*SHORT EXERCISE:* Pictures are not part of the copy. Retype the lines from the first one through the line that contains "Chart.register(...registerables);".

*DATA LINES:*
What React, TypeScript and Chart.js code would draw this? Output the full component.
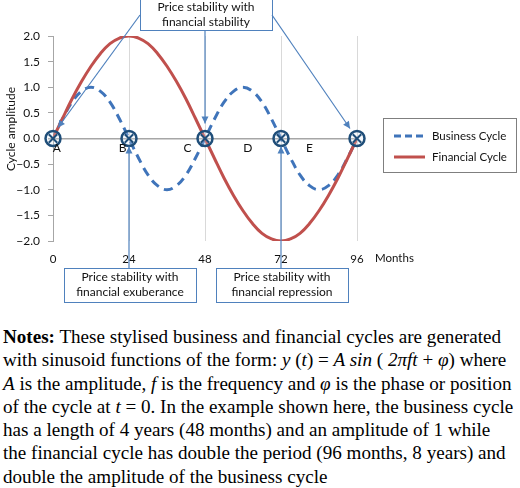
import React, { useEffect, useRef } from 'react';
import { Chart, registerables } from 'chart.js';

Chart.register(...registerables);

// ---- data ----
const months = [0, 3, 6, 9, 12, 15, 18, 21, 24, 27, 30, 33, 36, 39, 42, 45, 48, 51, 54, 57, 60, 63, 66, 69, 72, 75, 78, 81, 84, 87, 90, 93, 96];
const businessCycle = [0, 0.38, 0.71, 0.92, 1.0, 0.92, 0.71, 0.38, 0, -0.38, -0.71, -0.92, -1.0, -0.92, -0.71, -0.38, 0, 0.38, 0.71, 0.92, 1.0, 0.92, 0.71, 0.38, 0, -0.38, -0.71, -0.92, -1.0, -0.92, -0.71, -0.38, 0];
const financialCycle = [0, 0.39, 0.77, 1.11, 1.41, 1.66, 1.85, 1.96, 2.0, 1.96, 1.85, 1.66, 1.41, 1.11, 0.77, 0.39, 0, -0.39, -0.77, -1.11, -1.41, -1.66, -1.85, -1.96, -2.0, -1.96, -1.85, -1.66, -1.41, -1.11, -0.77, -0.39, 0];
const stabilityMonths = [0, 24, 48, 72, 96];
const stabilityValues = [0, 0, 0, 0, 0];
const phaseLabels = ['A', 'B', 'C', 'D', 'E'];
const phaseMonths = [1.2, 22, 42.5, 61.5, 81];
const xTickValues = [0, 24, 48, 72, 96];
const seriesNames = ['Business Cycle', 'Financial Cycle'];
const xAxisLabel = 'Months';
const yAxisLabel = 'Cycle amplitude';
const topNote = ['Price stability with', 'financial stability'];
const bottomNoteLeft = ['Price stability with', 'financial exuberance'];
const bottomNoteRight = ['Price stability with', 'financial repression'];

const BLUE = '#3F74BA';
const RED = '#C0504D';
const NAVY = '#1F4E79';
const BOX = '#4F81BD';
const AXIS = '#A6A6A6';
const FONT = 'Lato, "Open Sans", sans-serif';
const FS = 11.5;

function arrow(ctx: CanvasRenderingContext2D, x1: number, y1: number, x2: number, y2: number) {
  ctx.save();
  ctx.strokeStyle = BOX;
  ctx.fillStyle = BOX;
  ctx.lineWidth = 1.2;
  ctx.beginPath();
  ctx.moveTo(x1, y1);
  ctx.lineTo(x2, y2);
  ctx.stroke();
  const a = Math.atan2(y2 - y1, x2 - x1);
  const L = 7, W = 3.5;
  ctx.beginPath();
  ctx.moveTo(x2, y2);
  ctx.lineTo(x2 - L * Math.cos(a) + W * Math.sin(a), y2 - L * Math.sin(a) - W * Math.cos(a));
  ctx.lineTo(x2 - L * Math.cos(a) - W * Math.sin(a), y2 - L * Math.sin(a) + W * Math.cos(a));
  ctx.closePath();
  ctx.fill();
  ctx.restore();
}

function noteBox(ctx: CanvasRenderingContext2D, x: number, y: number, w: number, h: number, lines: string[]) {
  ctx.save();
  ctx.fillStyle = '#fff';
  ctx.fillRect(x, y, w, h);
  ctx.strokeStyle = BOX;
  ctx.lineWidth = 1;
  ctx.strokeRect(x + 0.5, y + 0.5, w, h);
  ctx.fillStyle = '#111';
  ctx.font = `12px ${FONT}`;
  ctx.textAlign = 'center';
  ctx.textBaseline = 'middle';
  lines.forEach((l, i) => ctx.fillText(l, x + w / 2, y + h / 2 - 7.5 + i * 15));
  ctx.restore();
}

const overlay = {
  id: 'overlay',
  afterDraw(chart: any) {
    const ctx: CanvasRenderingContext2D = chart.ctx;
    const xs = chart.scales.x;
    const ys = chart.scales.y;
    const y0 = ys.getPixelForValue(0);
    ctx.save();
    // phase letters
    ctx.fillStyle = '#111';
    ctx.font = `12px ${FONT}`;
    ctx.textAlign = 'center';
    ctx.textBaseline = 'middle';
    phaseLabels.forEach((l, i) => ctx.fillText(l, xs.getPixelForValue(phaseMonths[i]), y0 + 10));
    // Months label
    ctx.font = `${FS}px ${FONT}`;
    ctx.textAlign = 'left';
    ctx.fillText(xAxisLabel, xs.right + 18, 258);
    // y title
    ctx.save();
    ctx.translate(11, 129);
    ctx.rotate(-Math.PI / 2);
    ctx.textAlign = 'center';
    ctx.font = `12px ${FONT}`;
    ctx.fillText(yAxisLabel, 0, 0);
    ctx.restore();

    // legend
    ctx.strokeStyle = '#7F7F7F';
    ctx.lineWidth = 1;
    ctx.strokeRect(383.5, 118.5, 133, 54);
    ctx.lineWidth = 3;
    ctx.strokeStyle = BLUE;
    ctx.setLineDash([7, 4]);
    ctx.beginPath();
    ctx.moveTo(394, 136);
    ctx.lineTo(425, 136);
    ctx.stroke();
    ctx.setLineDash([]);
    ctx.strokeStyle = RED;
    ctx.beginPath();
    ctx.moveTo(394, 157);
    ctx.lineTo(425, 157);
    ctx.stroke();
    ctx.fillStyle = '#111';
    ctx.textAlign = 'left';
    ctx.font = `${FS}px ${FONT}`;
    ctx.fillText(seriesNames[0], 432, 136);
    ctx.fillText(seriesNames[1], 432, 157);

    // annotation boxes and arrows
    const px = (m: number) => xs.getPixelForValue(m);
    noteBox(ctx, 140, -1, 132, 31, topNote);
    arrow(ctx, 140, 15, px(0) + 5, y0 - 11);
    arrow(ctx, px(48), 31, px(48), y0 - 15);
    arrow(ctx, 272, 15, px(96) - 7, y0 - 10);
    noteBox(ctx, 64, 268, 132, 34, bottomNoteLeft);
    noteBox(ctx, 216, 268, 132, 34, bottomNoteRight);
    arrow(ctx, px(24), 268, px(24), y0 + 8);
    arrow(ctx, px(72), 268, px(72), y0 + 8);
    ctx.restore();
  },
};

function NotesText() {
  const it = (s: string) => <i>{s}</i>;
  const lines: React.ReactNode[] = [
    <><b>Notes:</b> These stylised business and financial cycles are generated</>,
    <>with sinusoid functions of the form: {it('y')} ({it('t')}) = {it('A sin')} ( {it('2πft')} + {it('φ')}) where</>,
    <>{it('A')} is the amplitude, {it('f')} is the frequency and {it('φ')} is the phase or position</>,
    <>of the cycle at {it('t')} = 0. In the example shown here, the business cycle</>,
    <>has a length of 4 years (48 months) and an amplitude of 1 while</>,
    <>the financial cycle has double the period (96 months, 8 years) and</>,
    <>double the amplitude of the business cycle</>,
  ];
  return (
    <div style={{ position: 'absolute', left: 3, top: 325, fontFamily: '"Liberation Serif", "Times New Roman", serif', fontSize: 19.1, lineHeight: '23.3px', color: '#000' }}>
      {lines.map((l, i) => (
        <div key={i} style={{ whiteSpace: 'nowrap' }}>{l}</div>
      ))}
    </div>
  );
}

export default function App() {
  const ref = useRef<HTMLCanvasElement>(null);
  useEffect(() => {
    const chart = new Chart(ref.current as HTMLCanvasElement, {
      type: 'line',
      data: {
        datasets: [
          {
            label: seriesNames[0],
            data: months.map((m, i) => ({ x: m, y: businessCycle[i] })),
            borderColor: BLUE,
            borderWidth: 3,
            borderDash: [9, 6],
            pointRadius: 0,
            tension: 0.4,
            fill: false,
            order: 3,
          },
          {
            label: seriesNames[1],
            data: months.map((m, i) => ({ x: m, y: financialCycle[i] })),
            borderColor: RED,
            borderWidth: 3,
            pointRadius: 0,
            tension: 0.4,
            fill: false,
            order: 2,
          },
          {
            label: 'stability-circle',
            data: stabilityMonths.map((m, i) => ({ x: m, y: stabilityValues[i] })),
            showLine: false,
            pointStyle: 'circle',
            pointRadius: 7.5,
            pointBorderWidth: 2.5,
            pointBorderColor: NAVY,
            pointBackgroundColor: 'rgba(220,230,242,0.25)',
            clip: false as any,
            order: 1,
          },
          {
            label: 'stability-cross',
            data: stabilityMonths.map((m, i) => ({ x: m, y: stabilityValues[i] })),
            showLine: false,
            pointStyle: 'crossRot',
            pointRadius: 6,
            pointBorderWidth: 2,
            pointBorderColor: NAVY,
            clip: false as any,
            order: 0,
          },
        ],
      },
      options: {
        animation: false,
        responsive: false,
        devicePixelRatio: 1,
        layout: { padding: { left: 0, top: 36, right: 163, bottom: 0 } },
        plugins: { legend: { display: false }, tooltip: { enabled: false } },
        scales: {
          x: {
            type: 'linear',
            min: 0,
            max: 96,
            afterBuildTicks: (s: any) => { s.ticks = xTickValues.map((v) => ({ value: v })); },
            afterFit: (s: any) => { s.height = 69; },
            ticks: { color: '#111', font: { family: FONT, size: FS }, padding: 11, maxRotation: 0 },
            grid: {
              color: (c: any) => (c.tick && c.tick.value === 0 ? 'rgba(0,0,0,0)' : '#D9D9D9'),
              drawTicks: false,
              lineWidth: 1,
            },
            border: { display: false },
          },
          y: {
            min: -2,
            max: 2,
            ticks: {
              stepSize: 0.5,
              color: '#111',
              font: { family: FONT, size: 12 },
              padding: 8,
              callback: (v: any) => Number(v).toFixed(1).replace('-', '−'),
            },
            afterFit: (s: any) => { s.width = 53; },
            grid: {
              color: (c: any) => (c.tick && c.tick.value === 0 ? AXIS : 'rgba(0,0,0,0)'),
              lineWidth: (c: any) => (c.tick && c.tick.value === 0 ? 1.5 : 1),
              tickColor: AXIS,
              tickLength: 5,
            },
            border: { display: true, color: AXIS, width: 1 },
          },
        },
      },
      plugins: [overlay],
    });
    return () => chart.destroy();
  }, []);

  return (
    <div style={{ position: 'absolute', left: 0, top: 0, width: 520, height: 488, background: '#fff' }}>
      <div style={{ position: 'absolute', left: 0, top: 0, width: 520, height: 310 }}>
        <canvas ref={ref} width={520} height={310} style={{ display: 'block' }} />
      </div>
      <NotesText />
    </div>
  );
}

*TASK RESULT:*
What React, TypeScript and Chart.js code would draw this? Output the full component.
import React, { useEffect, useRef } from 'react';
import { Chart, registerables } from 'chart.js';

Chart.register(...registerables);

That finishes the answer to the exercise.